Alexander Fleming est mort en 1955, il a donc rejoint son ami Winston Churchill dont les bons mots lui manquaient tant dans les paradis blancs où on peut sourire de tout, parce que que la vie est une tragédie contre laquelle on ne guérit pas.

Alexander Fleming était né pauvre, mais il est mort très riche. Pas grâce à la pénicilline dont les fruits du succès lui ont échappé, mais grâce à la Syphilis dont il avait trouvé le médicament qui a permis de la combattre.

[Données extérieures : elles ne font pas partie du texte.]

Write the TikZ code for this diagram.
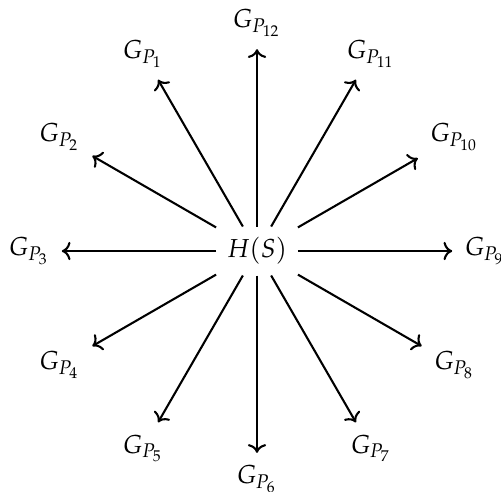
\documentclass[tikz,border=0pt]{standalone}
\usepackage{amsmath}
\usepackage{mathpazo}
\usepackage{tikz}
\usetikzlibrary{arrows.meta, calc}
\tikzset{
	hub/.style   ={inner sep=4pt},
	leaf/.style  ={inner sep=4.6pt},
	spoke/.style ={->, line width=0.8pt},
}

\begin{document}
\begin{tikzpicture}[every node/.style={font=\normalsize}]
	\useasboundingbox (-3.473,-3.243) rectangle (3.297,3.392);
	\node[hub] (hs) at (0,0) {$H(S)$};
	\foreach \i in {1,...,12}{
		\node[leaf] (g\i) at ({90+30*\i}:3.08) {$G_{P_{\i}}$};
		\draw[spoke] (hs) -- (g\i);
	}
\end{tikzpicture}
\end{document}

Il a vécu à Londres dans le quartier de Chelsea et allait en week end dans la non moins chic campagne du Suffolk. Il a eu un fils Robert, né en 1924 qui devint médecin généraliste. Dans la dernière partie de sa vie, il s’adonna à la peinture et adhéra au Chelsea Arts Club, un club privé qui regroupait des artistes les plus divers. Et parfois un peu farfelus . Lui Fleming , faisait des peintures de germes. Il utilisait des pores de bactéries très pigmentées, invisibles mais qui prenaient des couleurs brillantes une fois cultivées.